### Task details
Omit the pictures and print exactly the lines of the listing below, starting at the first and ending at the line containing "(240,331) -- (259,331);".

### Material
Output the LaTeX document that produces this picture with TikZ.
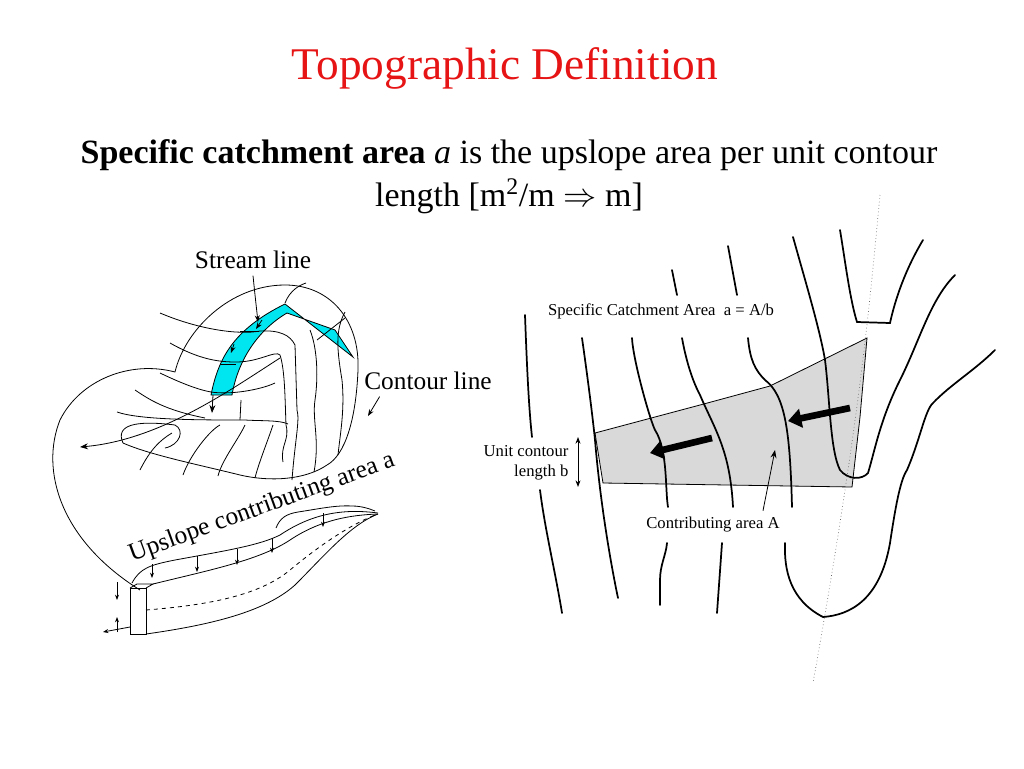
\documentclass[tikz,border=0pt]{standalone}
\usepackage{fontspec}
\setmainfont{Liberation Serif}
\usetikzlibrary{arrows.meta,positioning}
\definecolor{titlered}{RGB}{230,20,20}
\definecolor{strip}{RGB}{0,230,240}
\tikzset{
  sketch/.style={line width=0.6pt},
  contour/.style={line width=1.3pt, line cap=round},
  small/.style={font=\fontsize{12.5}{15}\selectfont},
  label/.style={font=\fontsize{19}{22}\selectfont},
  fatarrow/.style={line width=5pt, -{Triangle[length=10pt,width=14pt]}},
}
\begin{document}
\begin{tikzpicture}[x=0.75pt, y=-0.75pt]
      \useasboundingbox (0,0) rectangle (1024,768);

      % title and subtitle
      \node[text=titlered, font=\fontsize{34}{38}\selectfont] (title) at (505,68) {Topographic Definition};
      \node[font=\fontsize{25.5}{30}\selectfont, align=center] (sub) at (509,177)
        {\textbf{Specific catchment area} \textit{a} is the upslope area per unit contour\\[2pt]
         length [m\textsuperscript{2}/m $\Rightarrow$ m]};

      % left sketch: strip of flow
      \fill[strip, draw=black, sketch] (211,395) .. controls (218,360) and (232,330) .. (285,304)
        -- (353,357) -- (335,330) -- (287,313) .. controls (258,330) and (238,360) .. (232,395) -- cycle;
      \draw[sketch] (220,364) -- (236,364);
      \draw[sketch] (240,331) -- (259,331);

      % left sketch: outline
      \draw[sketch] (140,590) .. controls (60,540) and (40,470) .. (60,420)
        .. controls (80,380) and (130,360) .. (175,372)
        .. controls (185,330) and (230,285) .. (285,285)
        .. controls (330,285) and (360,320) .. (358,370)
        .. controls (356,420) and (345,455) .. (327,465)
        .. controls (305,480) and (270,482) .. (240,475)
        .. controls (200,465) and (150,455) .. (123,443);
      \draw[sketch] (123,443) .. controls (115,425) and (135,420) .. (175,425)
        .. controls (185,430) and (180,445) .. (165,448);
      % contour lines
      \draw[sketch] (160,313) .. controls (200,330) and (240,335) .. (260,331) .. controls (280,330) and (290,335) .. (295,345) -- (297,410) .. controls (300,420) and (295,440) .. (292,480);
      \draw[sketch] (170,343) .. controls (200,360) and (220,362) .. (236,362) .. controls (260,362) and (275,350) .. (280,355) .. controls (285,370) and (285,400) .. (286,425) .. controls (290,440) and (280,445) .. (283,462);
      \draw[sketch] (160,373) .. controls (185,385) and (200,390) .. (211,392) .. controls (230,395) and (260,390) .. (275,383);
      \draw[sketch] (135,390) .. controls (150,400) and (165,410) .. (205,418);
      \draw[sketch] (117,412) .. controls (140,420) and (200,420) .. (245,420) .. controls (260,421) and (280,420) .. (288,424);
      \draw[sketch] (240,420) -- (241,400);
      \draw[sketch] (140,470) .. controls (150,450) and (160,440) .. (172,433);
      \draw[sketch] (183,475) .. controls (190,455) and (210,430) .. (220,425);
      \draw[sketch] (218,476) .. controls (222,460) and (238,440) .. (245,425);
      \draw[sketch] (255,478) .. controls (258,465) and (268,440) .. (273,425);
      \draw[sketch] (310,330) .. controls (318,350) and (318,380) .. (315,400) .. controls (312,420) and (320,440) .. (314,472);
      \draw[sketch] (345,312) .. controls (335,330) and (337,350) .. (342,380) .. controls (345,410) and (340,435) .. (338,455);
      \draw[sketch] (345,318) -- (317,340);
      \draw[sketch] (285,303) .. controls (290,290) and (300,285) .. (306,283);
      % stream arrows
      \draw[sketch, -{Stealth[length=6pt]}] (280,358) .. controls (230,390) and (160,440) .. (80,447);
      \draw[sketch, -{Stealth[length=6pt]}] (213,395) -- (212,413);
      \draw[sketch, -{Stealth[length=5pt]}] (262,320) -- (256,329);
      \draw[sketch, -{Stealth[length=5pt]}] (234,344) -- (231,353);

      % channel and upslope surface
      \draw[sketch] (130,588) rectangle (146,634);
      \draw[sketch] (130,588) -- (137,584) -- (153,584) -- (146,588);
      \draw[sketch] (153,584) .. controls (210,570) and (260,560) .. (290,540) .. controls (320,520) and (350,515) .. (378,514);
      \draw[sketch] (146,634) .. controls (210,625) and (265,612) .. (295,585) .. controls (325,555) and (350,525) .. (378,514);
      \draw[sketch, dashed] (146,610) .. controls (210,605) and (260,595) .. (290,570) .. controls (320,545) and (350,525) .. (375,515);
      \draw[sketch] (132,583) .. controls (140,568) and (150,565) .. (175,560) .. controls (230,550) and (260,545) .. (280,535) .. controls (310,515) and (340,508) .. (378,513);
      \foreach \xa/\ya/\yb in {152/564/578, 197/556/572, 237/549/565, 272/538/553, 323/513/527}
        \draw[sketch, -{Stealth[length=4pt]}] (\xa,\ya) -- (\xa,\yb);
      \draw[sketch, -{Stealth[length=4pt]}] (117,582) -- (117,600);
      \draw[sketch, -{Stealth[length=4pt]}] (117,632) -- (117,617);
      \draw[sketch, -{Stealth[length=4pt]}] (130,627) -- (103,632);
      % brace
      \draw[sketch] (276,528) .. controls (280,518) and (286,514) .. (298,512) .. controls (318,509) and (336,505) .. (352,506) .. controls (362,506) and (370,509) .. (375,511);

      % left labels
      \node[label, rotate=20] (upslope) at (262,508) {Upslope contributing area a};
      \node[label] (stream) at (253,260) {Stream line};
      \node[label] (contline) at (428,381) {Contour line};
      \draw[sketch, -{Stealth[length=5pt]}] (stream.south) ++(0,2) .. controls (255,295) .. (258,322);
      \draw[sketch, -{Stealth[length=5pt]}] (contline.south west) ++(20,2) -- (368,416);

      % right sketch: contributing area
      \filldraw[fill=black!15, sketch] (595,433) -- (700,405) -- (770,386) -- (867,338) -- (860,417) -- (852,487) -- (603,483) -- cycle;

      % right sketch: contour lines
      \draw[contour] (525,315) .. controls (527,370) and (529,410) .. (532,437);
      \draw[contour] (540,490) .. controls (545,530) and (555,570) .. (562,613);
      \draw[contour] (582,338) .. controls (588,380) and (593,420) .. (595,440) .. controls (600,500) and (610,560) .. (618,598);
      \draw[contour] (632,338) .. controls (633,360) and (650,420) .. (655,430) .. controls (668,450) and (665,490) .. (668,507);
      \draw[contour] (667,543) .. controls (666,555) and (660,565) .. (660,580) -- (660,605);
      \draw[contour] (672,270) -- (677,295);
      \draw[contour] (682,338) .. controls (686,360) and (692,380) .. (700,395) .. controls (715,430) and (730,450) .. (733,507);
      \draw[contour] (722,543) -- (717,613);
      \draw[contour] (728,246) -- (737,295);
      \draw[contour] (748,338) .. controls (750,360) and (755,370) .. (765,380) .. controls (785,395) and (790,430) .. (792,507);
      \draw[contour] (785,543) .. controls (784,570) and (790,600) .. (823,617) .. controls (850,615) and (880,600) .. (890,543) .. controls (895,510) and (900,480) .. (907,470) .. controls (920,440) and (925,410) .. (933,403) .. controls (950,385) and (975,370) .. (995,350);
      \draw[contour] (793,237) .. controls (805,280) and (820,330) .. (825,360) .. controls (830,400) and (830,450) .. (840,470) .. controls (848,480) and (862,480) .. (868,473) .. controls (875,450) and (880,420) .. (900,380) .. controls (920,340) and (930,300) .. (955,275);
      \draw[contour] (840,230) .. controls (845,260) and (850,300) .. (857,322) -- (890,323) .. controls (895,300) and (905,270) .. (923,240);
      \draw[line width=0.5pt, dotted, black!60] (880,195) .. controls (870,300) and (860,420) .. (813,683);

      % flow arrows
      \draw[fatarrow] (850,408) -- (788,421);
      \draw[fatarrow] (712,438) -- (650,453);

      % right labels
      \node[small] (sca) at (661,311) {Specific Catchment Area\ \ a = A/b};
      \node[small, align=right, anchor=east, inner sep=1pt] (unit) at (570,463) {Unit contour\\length b};
      \node[small] (carea) at (713,525) {Contributing area A};
      \coordinate (btop) at (578,437);
      \coordinate (bbot) at (578,487);
      \draw[line width=0.7pt, {Stealth[length=5pt]}-{Stealth[length=5pt]}] (btop) -- (bbot);
      \draw[sketch, -{Stealth[length=6pt]}] (carea.north) ++(50,-2) -- (775,450);
\end{tikzpicture}
\end{document}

### Correct output
Output the LaTeX document that produces this picture with TikZ.
\documentclass[tikz,border=0pt]{standalone}
\usepackage{fontspec}
\setmainfont{Liberation Serif}
\usetikzlibrary{arrows.meta,positioning}
\definecolor{titlered}{RGB}{230,20,20}
\definecolor{strip}{RGB}{0,230,240}
\tikzset{
  sketch/.style={line width=0.6pt},
  contour/.style={line width=1.3pt, line cap=round},
  small/.style={font=\fontsize{12.5}{15}\selectfont},
  label/.style={font=\fontsize{19}{22}\selectfont},
  fatarrow/.style={line width=5pt, -{Triangle[length=10pt,width=14pt]}},
}
\begin{document}
\begin{tikzpicture}[x=0.75pt, y=-0.75pt]
      \useasboundingbox (0,0) rectangle (1024,768);

      % title and subtitle
      \node[text=titlered, font=\fontsize{34}{38}\selectfont] (title) at (505,68) {Topographic Definition};
      \node[font=\fontsize{25.5}{30}\selectfont, align=center] (sub) at (509,177)
        {\textbf{Specific catchment area} \textit{a} is the upslope area per unit contour\\[2pt]
         length [m\textsuperscript{2}/m $\Rightarrow$ m]};

      % left sketch: strip of flow
      \fill[strip, draw=black, sketch] (211,395) .. controls (218,360) and (232,330) .. (285,304)
        -- (353,357) -- (335,330) -- (287,313) .. controls (258,330) and (238,360) .. (232,395) -- cycle;
      \draw[sketch] (220,364) -- (236,364);
      \draw[sketch] (240,331) -- (259,331);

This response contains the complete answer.